We performed for a full hour with no pause, and this was the first moment in which we would get a reaction from our very mixed audience. Their response was very enthusiastic, so we returned to perform an encore, "Combustion Chamber". Roger and I started the piece with a rhythm derived from an enormous drill press, combined with analog synth sounds and altered guitar, while the percussionists wheeled out two industrial carts laden with rusty brake drums and pipes, and proceeded beat on their factory detritus and large sheets of metal with hammers. "Combustion Chamber" ends with the percussionists beating out the rhythm acoustically.The electronic instruments faded out, the machines stopped, and all that was left was a duo of man and metal. The duo of man and metal continued, and continued, and while I was safely positioned behind the drummers, out of their line of sight, the safety buzzer beckoned. And so, with one loud buzz, our work day was over, and man was stopped by machine. The audience's positive response was incredibly gratifying, especially considering their diverse range of backgrounds. Our friend Tino brought all of the musicians beautiful bouquets of flowers, enormous and incongruous among the grime and girly calendars of EWA7.

I started my trip home to New York the next day. The experience in Nuremberg had been very intense and rewarding, but it would take time to see what its final effect would be on my music. I spent days editing down a recording made of the performance, and I was struck by the amazing range of timbres that occurred naturally in the factory.
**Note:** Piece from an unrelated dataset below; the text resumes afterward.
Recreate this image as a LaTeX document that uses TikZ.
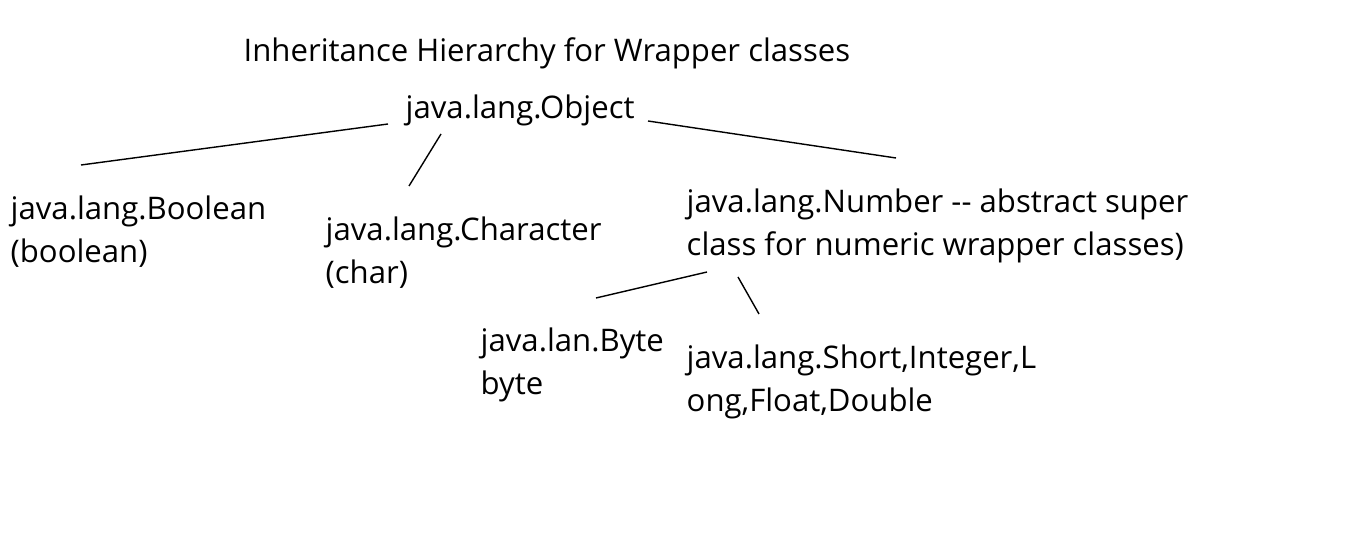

I visited my doctor, who told me to lay off the beer and fried foods (apparently the effects were physical as well as mental). I went to work immediately on my next commission, "Shoot the Player Piano" in which I explored the visual and aural connections between machines and music in a different way, in a video that featured an orchestra of aged mechanical instruments, and emphasized the mechanical workings of player pianos and nickelodeons. I am currently writing a piece for eight musicians (string quartet and percussion quartet) inspired by the environments and sounds that I experienced in the factories. It has been fascinating and mind–bending to translate these ideas and sounds into a traditionally notated work for what are essentially 18th and 19th century instruments. My days in Nuremberg have had a profound influence on my perception of sound and music. The incredible sense of overlapping and shifting sounds has influenced my compositions, as has the combination of powerful rhythms contrasted with quiet, ambient found sounds. The boundaries between noise and music have been permanently blurred in my mind, if not completely erased. Almost every day I hear some beautiful music in the distance, but when I try to track down its source, I am led back to a droning industrial hum or a massive rhythmic machine.